What issues should be covered in an introductory session with a counselee regardless of the counseling issue?
The first session is paramount to a healthy counseling relationship. It establishes a connection between the counselor and the counselee. For instance, the counselee may actively discern if the counselor is congenial and willing to support them throughout the remaining sessions. Furthermore, it helps the counselor determine if the individual is earnest in changing their sinful behavior. Once trust and commitment are established, there are at least five issues that should be covered in an introductory session, regardless of the counseling issue.
First, the counselor will want to focus his therapy upon Jesus Christ and His word from the very beginning. Colossians 1:28-29 tells us “Jesus is the one we proclaim, admonishing and teaching everyone with all wisdom, so that we may present everyone fully mature in Christ.” It’s better to be candid with your counselee about your method of counseling than for them to find out a couple sessions later it’s Christian-based instead of secular-based.
Second, it is imperative to give hope to the counselee. What exactly is hope? Hope means to trust in, wait for, or desire something or someone, and to expect a benefit in the future. The Bible tells us hope leads to joy (Rom. 12:12), boldness (2 Cor. 3:12), and faith and love (Col. 1:4-5). No matter what the counseling issue is, everyone needs hope to get them through the day.
Third, the counselor may want to discover what the main problem is. The process involved is not esoteric knowledge. It includes gathering data and having the counselee fill out a sheet answering basic questions, such as: Why are you seeking counseling? What is the main reason why you are here? Now, in the introductory session, you may not find the real reason until you probe deeper, ask pertinent questions, and most importantly, ask for wisdom and discernment from God (Jam. 1:5).
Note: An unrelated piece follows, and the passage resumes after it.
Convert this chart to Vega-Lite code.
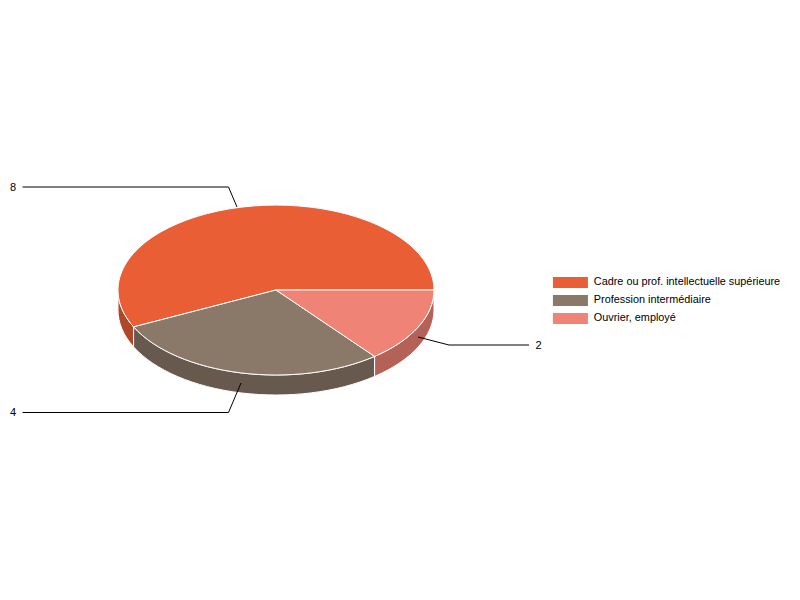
{
  "$schema": "https://vega.github.io/schema/vega-lite/v6.json",
  "width": 552,
  "height": 580,
  "autosize": "none",
  "padding": {"left": 0, "top": 0, "right": 248, "bottom": 20},
  "background": "white",
  "data": {
    "values": [
      {"categorie": "Cadre ou prof. intellectuelle supérieure", "effectif": 8},
      {"categorie": "Profession intermédiaire", "effectif": 4},
      {"categorie": "Ouvrier, employé", "effectif": 2}
    ]
  },
  "layer": [
    {
      "mark": {"type": "point", "filled": true, "opacity": 1, "stroke": "white", "strokeWidth": 1, "size": 4},
      "encoding": {
        "shape": {
          "field": "effectif",
          "type": "nominal",
          "legend": null,
          "scale": {
            "domain": [8, 4, 2],
            "range": [
              "M-158,0A158,85 0 0 0 -142.4,36.9L-142.4,56.9A158,85 0 0 1 -158,20Z",
              "M-142.4,36.9A158,85 0 0 0 98.6,66.4L98.6,86.4A158,85 0 0 1 -142.4,56.9Z",
              "M98.6,66.4A158,85 0 0 0 158,0L158,20A158,85 0 0 1 98.6,86.4Z"
            ]
          }
        },
        "color": {
          "field": "categorie",
          "legend": null,
          "scale": {
            "domain": ["Cadre ou prof. intellectuelle supérieure", "Profession intermédiaire", "Ouvrier, employé"],
            "range": ["#B04728", "#67594D", "#B46258"]
          }
        }
      }
    },
    {
      "mark": {"type": "point", "filled": true, "opacity": 1, "stroke": "white", "strokeWidth": 1, "size": 4},
      "encoding": {
        "shape": {
          "field": "effectif",
          "type": "nominal",
          "legend": null,
          "scale": {
            "domain": [8, 4, 2],
            "range": [
              "M0,0L158,0A158,85 0 1 0 -142.4,36.9Z",
              "M0,0L-142.4,36.9A158,85 0 0 0 98.6,66.4Z",
              "M0,0L98.6,66.4A158,85 0 0 0 158,0Z"
            ]
          }
        },
        "color": {
          "field": "categorie",
          "scale": {
            "domain": ["Cadre ou prof. intellectuelle supérieure", "Profession intermédiaire", "Ouvrier, employé"],
            "range": ["#EA5E36", "#8A7869", "#EF8375"]
          },
          "legend": {
            "title": null,
            "orient": "none",
            "legendX": 548.5,
            "legendY": 277,
            "symbolType": "M-1,-5.5H34V5.5H-1Z",
            "symbolSize": 4,
            "symbolStrokeWidth": 0,
            "labelOffset": 34.5,
            "labelFont": "Liberation Sans",
            "labelFontSize": 10.85,
            "labelColor": "black",
            "labelLimit": 300,
            "rowPadding": 6,
            "padding": 0
          }
        }
      }
    },
    {
      "mark": {"type": "point", "filled": false, "opacity": 1, "stroke": "black", "strokeWidth": 1, "size": 4},
      "encoding": {
        "shape": {
          "field": "effectif",
          "type": "nominal",
          "legend": null,
          "scale": {
            "domain": [8, 4, 2],
            "range": [
              "M-253.5,-103L-47.5,-103L-39,-83",
              "M-253.5,122.5L-47.5,122.5L-35,93",
              "M142,47L173,55L253,55"
            ]
          }
        }
      }
    },
    {
      "mark": {"type": "text", "font": "Liberation Sans", "fontSize": 11, "color": "black", "baseline": "middle"},
      "encoding": {
        "x": {"field": "effectif", "type": "quantitative", "axis": null, "scale": {"domain": [2, 4, 8], "range": [538.5, 13, 13], "zero": false, "nice": false}},
        "y": {"field": "effectif", "type": "quantitative", "axis": null, "scale": {"domain": [2, 4, 8], "range": [345.5, 413, 187.5], "zero": false, "nice": false}},
        "text": {"field": "effectif", "type": "quantitative"}
      }
    }
  ],
  "resolve": {"scale": {"shape": "independent", "color": "independent"}},
  "config": {"view": {"stroke": null}}
}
Fourth, a counselor should establish homework to cultivate spiritual growth between sessions. Spending one hour a week with a counselee is beneficial, but it is woefully inadequate to produce permanent change. In my opinion, the counselee will be more successful at overcoming their problem only when they take responsibility and set goals for themselves. For instance, when you go to a Physical Therapist once a week, they may teach you stretches and other mechanical techniques, but unless you do those exercises at home every day, you won’t get better. The same concept is true for spiritual success.
Lastly, to have an effective first session, the counselor must determine whether the counselee is a Christian. If there is any doubt, the counselor will want to clearly present the gospel. If the person accepts the gospel (1 Cor. 15:4) as true, is willing to repent of their sins (Lk. 13:3), and believe in the Lord Jesus Christ for salvation (Acts 16:31), then the foundation has been set. Their spirit will be willing to accept the Holy Spirit as their advocate and primary counselor (Jn. 14:26). However, if the individual refuses to accept Jesus as Savior and the Bible as trustworthy, it is impossible to continue the counseling. The Apostle Paul makes it very clear that “the message of the cross is foolishness to those who are perishing (1 Cor. 1:18).” Without the foundation accepted, the whole house will fall. It’s the same for counseling.
In conclusion, I believe there are five main aspects that every Christian counselor should cover in their introductory session: to focus his therapy upon Jesus, to give hope to the counselee, to analyze the main problem, establish homework for spiritual growth, and to determine if the counselee is a born-again believer. If you follow these guidelines, your counseling sessions will have a greater chance of success.
 Jay Adams, Christian Counselors Manual, p. 228-229. I chose five of the ten aspects from Jay Adams that were most pertinent to the introductory session.